There are various levels of FDI that can be made in a country. An investor can acquire a company or expand its operations through a merger or acquisition. Other forms of FDI include the establishment of a joint venture and the purchase of shares in a company.


Advantages of foreign direct investment:


  • Economic growth: The creation of jobs is one of the most critical factors that a country looks for when attracting foreign direct investment. It helps boost the country's economy and lower its unemployment rate. It can help increase the country's manufacturing and services sectors, vital to its economic growth.


  • Human capital development: Human capital is the knowledge and skills that a person has acquired during their working life. It can improve the efficiency of a company or a country.

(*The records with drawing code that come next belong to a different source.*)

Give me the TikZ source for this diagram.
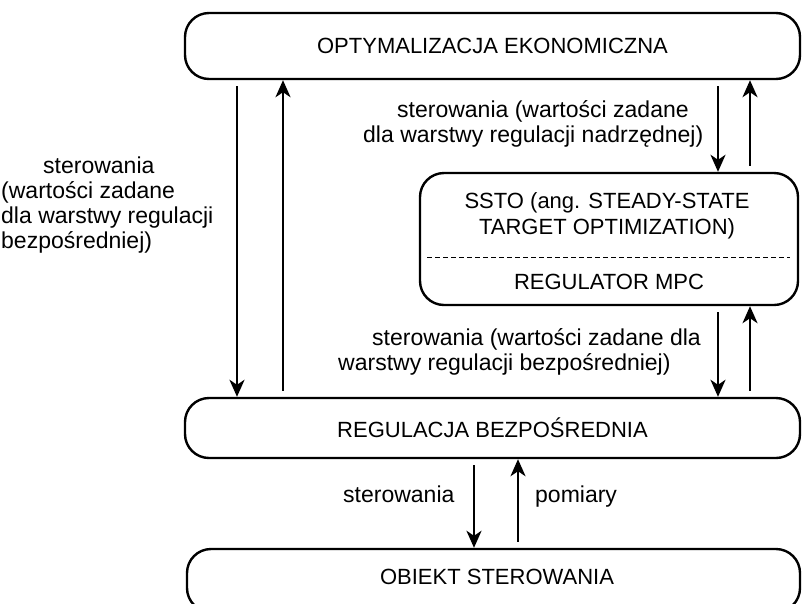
\documentclass[tikz,border=0pt]{standalone}
\usepackage{fontspec}
\setmainfont{Liberation Sans}
\usetikzlibrary{arrows.meta}

\tikzset{
  layer/.style={draw, line width=2.4pt, rounded corners=24pt, inner sep=0pt},
  boxtext/.style={font=\fontsize{22}{26}\selectfont, inner sep=0pt},
  label/.style={font=\fontsize{23}{25}\selectfont, inner sep=0pt, align=left, anchor=north west},
  flow/.style={line width=2.4pt, shorten <=6pt, -{Stealth[length=17pt, width=15pt, inset=5pt]}},
}

\begin{document}
\begin{tikzpicture}[x=1pt, y=-1pt]
  \clip (0,0) rectangle (805,603);

  % layers of the control hierarchy
  \node[layer, minimum width=615pt, minimum height=66pt] (opt) at (492.5,46) {};
  \node[boxtext] (opttxt) at (opt.center) {OPTYMALIZACJA EKONOMICZNA};

  \node[layer, minimum width=378pt, minimum height=132pt] (ssto) at (609,239) {};
  \node[boxtext, align=center] (sstotxt) at (607,216) {SSTO (ang. STEADY-STATE\\TARGET OPTIMIZATION)};
  \node[boxtext] (mpctxt) at (609,282) {REGULATOR MPC};
  \coordinate (dl) at (427,257);
  \coordinate (dr) at (790,257);
  \draw[line width=1pt, dash pattern=on 5pt off 3pt] (dl) -- (dr);

  \node[layer, minimum width=615pt, minimum height=60pt] (reg) at (492.5,428) {};
  \node[boxtext] (regtxt) at (reg.center) {REGULACJA BEZPOŚREDNIA};

  \node[layer, minimum width=613pt, minimum height=63pt] (obj) at (493.5,580.5) {};
  \node[boxtext] (objtxt) at (497,577) {OBIEKT STEROWANIA};

  % x positions of the vertical signal lines
  \coordinate (xa) at (237,0);
  \coordinate (xb) at (283,0);
  \coordinate (xc) at (718,0);
  \coordinate (xd) at (750,0);
  \coordinate (xe) at (474,0);
  \coordinate (xf) at (518,0);

  % signals between the layers
  \draw[flow] (opt.south -| xa) -- (reg.north -| xa);
  \draw[flow] (reg.north -| xb) -- (opt.south -| xb);
  \draw[flow] (opt.south -| xc) -- (ssto.north -| xc);
  \draw[flow] (ssto.north -| xd) -- (opt.south -| xd);
  \draw[flow] (ssto.south -| xc) -- (reg.north -| xc);
  \draw[flow] (reg.north -| xd) -- (ssto.south -| xd);
  \draw[flow] (reg.south -| xe) -- (obj.north -| xe);
  \draw[flow] (obj.north -| xf) -- (reg.south -| xf);

  % signal descriptions
  \node[label] (lleft) at (1,157) {\hspace*{42pt}sterowania\\(wartości zadane\\dla warstwy regulacji\\bezpośredniej)};
  \node[label] (ltop) at (363,100) {\hspace*{34pt}sterowania (wartości zadane\\dla warstwy regulacji nadrzędnej)};
  \node[label] (lmid) at (338,328) {\hspace*{34pt}sterowania (wartości zadane dla\\warstwy regulacji bezpośredniej)};
  \node[label] (lster) at (343,486) {sterowania};
  \node[label] (lpom) at (535,486) {pomiary};
\end{tikzpicture}
\end{document}
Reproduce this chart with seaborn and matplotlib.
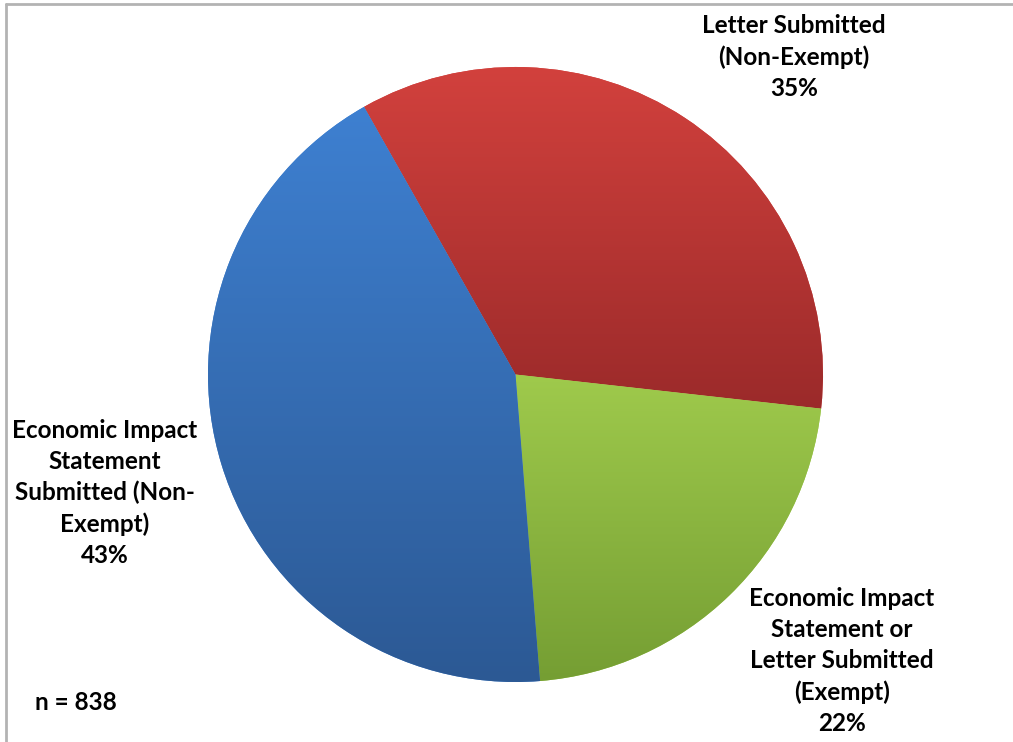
import numpy as np
import seaborn as sns
import matplotlib.pyplot as plt
from matplotlib.lines import Line2D

# data
categories = ["Letter Submitted\n(Non-Exempt)",
              "Economic Impact\nStatement or\nLetter Submitted\n(Exempt)",
              "Economic Impact\nStatement\nSubmitted (Non-\nExempt)"]
counts = [293, 184, 361]
n_total = 838
# gradient colours per slice (top, bottom)
top_colors = ["#d2413d", "#9fca4c", "#3e80d1"]
bottom_colors = ["#9b2a2a", "#759e33", "#2c5994"]

sns.set_theme(style="white")
plt.rcParams['font.family'] = ['Lato', 'DejaVu Sans']

W, H = 1013, 742
fig = plt.figure(figsize=(W / 100, H / 100), dpi=100)
ax = fig.add_axes([0, 0, 1, 1])

cx, cy, r = 515.5, H - 374.5, 307.5
wedges, _ = ax.pie(counts, colors=top_colors, startangle=119.5, counterclock=False,
                   center=(cx, cy), radius=r, wedgeprops=dict(linewidth=0))

# vertical gradient fill for every slice
grad = np.linspace(0, 1, 256).reshape(-1, 1)
for w, c0, c1 in zip(wedges, top_colors, bottom_colors):
    cmap = sns.blend_palette([c0, c1], n_colors=256, as_cmap=True)
    ext = w.get_path().get_extents()
    im = ax.imshow(grad, cmap=cmap, aspect='auto', origin='upper',
                   extent=[ext.x0, ext.x1, ext.y0, ext.y1], zorder=2,
                   interpolation='bilinear')
    im.set_clip_path(w)

ax.set_xlim(0, W)
ax.set_ylim(0, H)
ax.set_axis_off()

# percentage labels
total = sum(counts)
pcts = [round(100 * c / total) for c in counts]
label_pos = [(794, 57), (842, 661), (105, 493)]
for (x, y), cat, p in zip(label_pos, categories, pcts):
    ax.text(x, H - y, f"{cat}\n{p}%", ha='center', va='center', fontsize=17.5,
            fontweight='bold', linespacing=1.42, color='black', zorder=5)

ax.text(76, H - 703, f"n = {n_total}", ha='center', va='center', fontsize=17.5,
        fontweight='bold', color='black', zorder=5)

# chart-area border (top and left visible)
ax.add_line(Line2D([6, W], [H - 4, H - 4], color='#b3b3b3', lw=2, zorder=6))
ax.add_line(Line2D([6, 6], [0, H - 4], color='#b3b3b3', lw=2, zorder=6))

fig.savefig("out.png", dpi=100)
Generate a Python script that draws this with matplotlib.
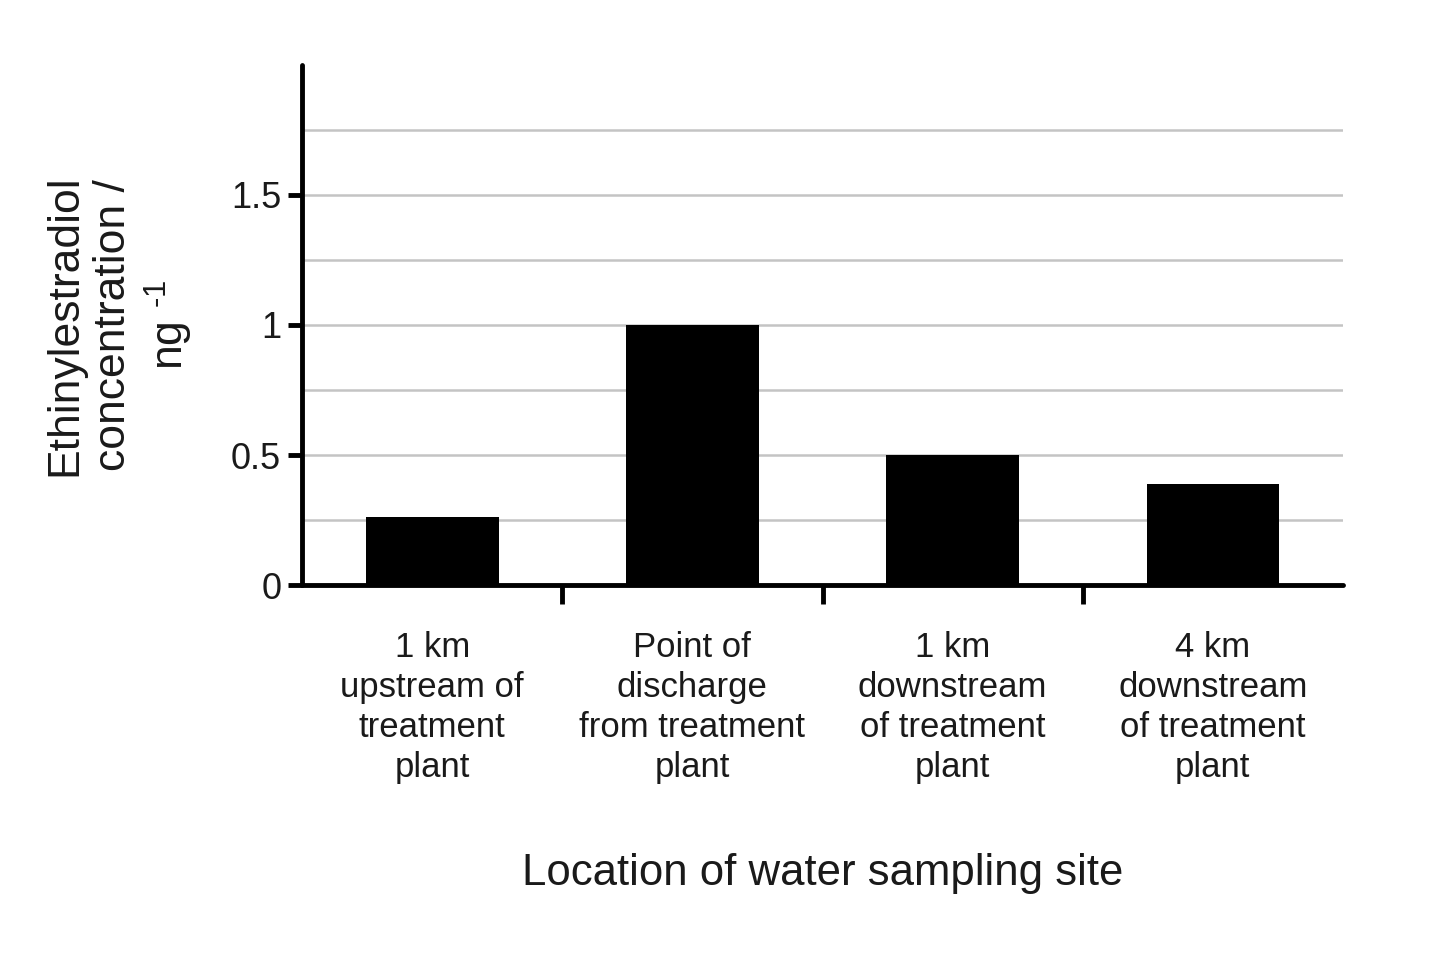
import matplotlib
matplotlib.use("Agg")
import matplotlib.pyplot as plt
import numpy as np

# data
sites = [
    "1 km\nupstream of\ntreatment\nplant",
    "Point of\ndischarge\nfrom treatment\nplant",
    "1 km\ndownstream\nof treatment\nplant",
    "4 km\ndownstream\nof treatment\nplant",
]
concentration = [0.26, 1.0, 0.5, 0.39]
y_ticks = [0, 0.5, 1, 1.5]
y_tick_labels = ["0", "0.5", "1", "1.5"]
grid_levels = [0.25, 0.5, 0.75, 1.0, 1.25, 1.5, 1.75]

plt.rcParams["font.family"] = ["Liberation Sans", "DejaVu Sans"]
plt.rcParams["mathtext.fontset"] = "custom"
plt.rcParams["mathtext.rm"] = "Liberation Sans"
plt.rcParams["mathtext.it"] = "Liberation Sans:italic"

fig = plt.figure(figsize=(14.43, 9.55), dpi=100)
ax = fig.add_axes([0.2093, 0.3874, 0.9307 - 0.2093, 0.932 - 0.3874])

x = np.arange(len(sites))

# light grey gridlines, not at the top
for g in grid_levels:
    ax.axhline(g, color="#c4c4c4", lw=1.8, zorder=0)

ax.bar(x, concentration, width=0.51, color="black", zorder=2)

ax.set_xlim(-0.5, len(sites) - 0.5)
ax.set_ylim(0, 2.0)

# spines
for side in ["top", "right"]:
    ax.spines[side].set_visible(False)
for side in ["left", "bottom"]:
    ax.spines[side].set_linewidth(3.5)
    ax.spines[side].set_capstyle("round")

# y ticks
ax.set_yticks(y_ticks)
ax.set_yticklabels(y_tick_labels, fontsize=26, color="#1a1a1a")
ax.tick_params(axis="y", direction="out", length=10, width=3.5, pad=5)

# x ticks between categories, labels at centres
ax.set_xticks(x[:-1] + 0.5)
ax.set_xticklabels([])
ax.tick_params(axis="x", direction="out", length=14, width=3.5)
ax.set_xticks(x, minor=True)
ax.set_xticklabels(sites, minor=True, fontsize=25, linespacing=1.27,
                   color="#1a1a1a")
ax.tick_params(axis="x", which="minor", length=0, pad=33)

ax.set_xlabel("Location of water sampling site", fontsize=31.5, labelpad=50,
              color="#1a1a1a")
ax.set_ylabel("Ethinylestradiol\nconcentration /\nng $^{\\text{-}1}$", fontsize=32,
              labelpad=26, linespacing=1.22, color="#1a1a1a")

fig.savefig("out.png", dpi=100, facecolor="white")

  • Technology: Through foreign direct investment, companies in targeted countries can benefit from the industry's latest technology and operational practices.


  • Increase in exports: Many of the goods produced by FDI go beyond the domestic market. It can help boost the export of those goods to other countries.


  • Exchange rate stability: The flow of foreign capital into a country can also help maintain a stable foreign exchange rate.


  • Improved Capital Flow: The flow of capital into a country can also help nations with limited domestic resources.


  • Creation of a Competitive Market: Through the liberalized FDI regime, foreign firms can compete in India and create a level playing field for domestic firms. It supports the development of local businesses and helps consumers save money.


  • Climate: The United Nations promotes the use of FDI around the globe to help combat climate change.


The Final Word:


Foreign direct investment can be an excellent aid for developing countries. Every nation should use FDI to skyrocket its economy.